The material, strong enough to lift up to 15kg while weighing 10g, marks a significant step toward wearable robotic suits that can assist with movement, rehabilitation, and industrial work.
The system uses shape memory alloy (SMA) wire with a diameter of 25μm, about one-fourth the thickness of a human hair, processed into coil-shaped yarn. This aims to enable the continuous mass production of lightweight yet powerful artificial muscle actuators.
The technology was developed by a team at the Korea Institute of Machinery and Materials (KIMM) Advanced Robotics Research Center, under the National Research Council of Science & Technology (NST), led by Principal Researcher Cheol Hoon Park.
The fabric is designed as an ideal core actuator for clothing-type wearable robots. The SMA coil yarn previously developed by KIMM used a metallic core wire, which resulted in low elongation and made automatic weaving difficult. To overcome this limitation, the KIMM research team replaced the metal core with natural fibre, redesigned the structure and fabrication process of the fabric muscle, and improved the weaving machine’s design, thereby achieving stable and continuous mass production.
Conventional wearable robots designed to assist multiple joints, such as the elbow, shoulder, and waist, relied on heavy, noisy motor or pneumatic actuators. This made them bulky, expensive, and uncomfortable for long-term use. As a result, most could provide only limited support to specific joints.
Active assistance for the shoulder has been particularly challenging due to its complex range of motion. In contrast, KIMM’s fabric muscle actuators are lightweight and flexible, allowing them to naturally conform to and actively assist multiple complex joints simultaneously.
Using this technology, the research team developed the clothing-type wearable robot, weighing less than 2kg, that simultaneously assists the elbow, shoulder and waist. The team says the technology can reduce muscle effort by more than 40% during repetitive physical tasks.
The team created a shoulder-assist robot that weighs 840g. It is designed to help patients with muscle weakness to wear in daily life. According to clinical trials conducted at Seoul National University Hospital (SNUH) on patients with muscular weakness, including those with Duchenne muscular dystrophy, the wearable shoulder-assist robot improved shoulder movement range by more than 57%.
With the ability to continuously produce high-quality, uniform fabric muscle through the automated weaving system, the research team says it has laid the foundation for the commercialisation of clothing-type wearable robots.
This is expected to reduce workers’ physical strain, improve patients’ quality of life, and accelerate the widespread adoption of wearable robots, thereby enhancing industrial competitiveness. In particular, the shoulder-assist robot, designed to support rehabilitation and daily activities of patients with muscle weakness, is expected to reduce caregiver burden while improving patient independence, quality of life, and self-esteem, and overall well-being.
“Our development of continuous mass-production technology for fabric muscle – the key component of clothing-type wearable robots – will significantly improve quality of life in fields such as healthcare, logistics, and construction,” says Dr Cheol Hoon Park, principal researcher at the KIMM Advanced Robotics Research Center.

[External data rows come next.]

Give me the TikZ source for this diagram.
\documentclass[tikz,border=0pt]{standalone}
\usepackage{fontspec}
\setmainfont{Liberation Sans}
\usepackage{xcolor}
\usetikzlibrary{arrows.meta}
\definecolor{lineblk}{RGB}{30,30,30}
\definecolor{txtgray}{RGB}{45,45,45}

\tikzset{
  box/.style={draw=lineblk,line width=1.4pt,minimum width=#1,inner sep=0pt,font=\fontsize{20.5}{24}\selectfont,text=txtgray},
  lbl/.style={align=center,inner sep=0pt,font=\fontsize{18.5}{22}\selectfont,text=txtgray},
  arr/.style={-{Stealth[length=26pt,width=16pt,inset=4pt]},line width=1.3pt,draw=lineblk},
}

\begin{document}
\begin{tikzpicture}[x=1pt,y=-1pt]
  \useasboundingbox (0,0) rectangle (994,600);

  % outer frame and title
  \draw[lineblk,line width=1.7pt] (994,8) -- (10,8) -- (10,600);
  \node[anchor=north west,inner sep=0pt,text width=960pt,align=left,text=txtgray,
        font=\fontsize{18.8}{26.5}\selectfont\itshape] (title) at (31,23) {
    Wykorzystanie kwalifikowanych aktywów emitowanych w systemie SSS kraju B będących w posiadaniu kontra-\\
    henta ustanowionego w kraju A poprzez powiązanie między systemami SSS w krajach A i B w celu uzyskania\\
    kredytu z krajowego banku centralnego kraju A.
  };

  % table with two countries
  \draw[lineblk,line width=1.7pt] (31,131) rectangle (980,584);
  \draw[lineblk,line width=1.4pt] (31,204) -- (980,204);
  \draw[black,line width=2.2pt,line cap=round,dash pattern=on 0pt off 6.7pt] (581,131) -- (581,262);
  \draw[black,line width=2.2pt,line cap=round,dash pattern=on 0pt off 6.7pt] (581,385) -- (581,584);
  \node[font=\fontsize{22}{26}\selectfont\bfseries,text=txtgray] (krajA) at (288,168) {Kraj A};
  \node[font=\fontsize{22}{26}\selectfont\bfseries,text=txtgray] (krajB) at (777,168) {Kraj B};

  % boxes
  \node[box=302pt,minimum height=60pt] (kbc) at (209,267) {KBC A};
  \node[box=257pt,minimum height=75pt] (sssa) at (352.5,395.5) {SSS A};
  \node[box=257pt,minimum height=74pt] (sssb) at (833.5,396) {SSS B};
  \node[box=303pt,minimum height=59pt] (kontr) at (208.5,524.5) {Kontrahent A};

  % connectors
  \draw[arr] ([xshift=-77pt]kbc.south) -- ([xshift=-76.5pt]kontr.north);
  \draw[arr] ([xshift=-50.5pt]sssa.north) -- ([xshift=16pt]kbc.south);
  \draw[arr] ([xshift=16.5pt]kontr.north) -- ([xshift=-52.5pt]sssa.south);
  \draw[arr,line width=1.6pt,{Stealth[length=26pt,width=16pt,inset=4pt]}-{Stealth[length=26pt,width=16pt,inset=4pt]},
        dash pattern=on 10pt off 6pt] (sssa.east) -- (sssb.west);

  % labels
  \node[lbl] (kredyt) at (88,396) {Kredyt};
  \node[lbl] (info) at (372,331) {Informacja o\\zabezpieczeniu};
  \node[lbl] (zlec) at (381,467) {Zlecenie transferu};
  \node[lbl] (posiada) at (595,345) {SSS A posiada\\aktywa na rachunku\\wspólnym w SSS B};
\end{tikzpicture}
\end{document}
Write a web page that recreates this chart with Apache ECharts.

“We will continue to build on KIMM’s extensive wearable robotics technologies to accelerate commercialisation and lead the global wearable robotics market.”
The research, which won the KIMM the Best Research Award 2024, was supported by KIMM’s ACE program, the Core Robot Technology Development Program of the Ministry of Trade, Industry and Resources, and the Seoul National University Hospital Lee Kun-hee Child Cancer and Rare Disease Project. The findings were published online in the October 2025 issue of TNSRE (IEEE Transactions on Neural Systems and Rehabilitation Engineering), an international journal in the field of rehabilitation engineering.